One of the most impressive masterpieces which perfectly reveals the darker stage of Goya’s creativity is a painting completed in 1814, The Third of May 1808. In 1807 Napoleon invaded Spain, and the terrible massacre began. Goya was overwhelmed by events, which was, of course, reflected in his work. The scene that is depicted in The Third of May 1808 is showing Spanish resistance to the invasion of Napoleon’s troops. The painting consists of two parts, half of the painting shows the Spanish who are the victims, and the other half shows French troops who are the aggressors. In the painting, light fights with darkness. This is reflected in the white shirt of the frontman, who looks like a white peace dove in the darkness of war, quite the opposite of dark-clad French soldiers. The French soldiers are not only dressed in dark, but their darkness is also hidden in their invisible faces, unlike the Spanish with faces of fright. The Third of May 1808 painting is alive in its cruelty. The Spanish fright creates an intimate connection to the feeling of the picture. The emotion in this artwork is so real that you can even hear the atmosphere of the place in the painting. By looking at it the screams, threats, fear, courage, flowing blood, and shots, can be heard. The Third of May 1808 is perhaps one of the first modern revolutionary paintings. Even though war and revolution as a theme of paintings have been for centuries, but particularly this painting changed the classical style of how war should be portrayed.

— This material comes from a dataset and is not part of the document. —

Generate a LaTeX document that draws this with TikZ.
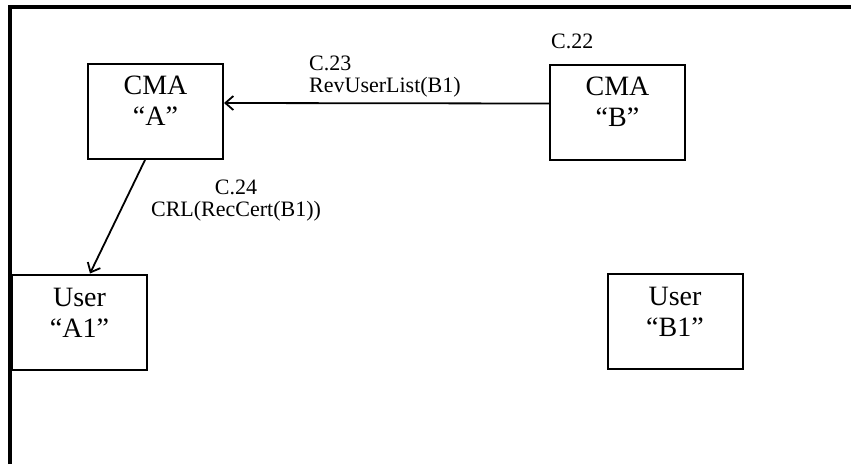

Goya’s painting The Third of May 1808, is a revelatory depiction of war, resistance, and brutality. In this artwork, war is not portrayed as a theatrical scene as it used to be shown in the older paintings, which glorified war, in The Third of May 1808 real brutality of the war is shown. Goya changed the picture of war. Goya’s portrait of war creates a new contemporary take on war. He creates a new political masterpiece, which inspires the biggest artists of the 20th century, like Pablo Picasso, Salvador Dali and others who were seeking a new approach to portraying the horrors of war.
Goya is considered the most important Spanish artist of the late 18th and early 19th centuries. The Prado Museum currently exhibits more than 300 Goya masterpieces, as one of Spain’s most prominent artists.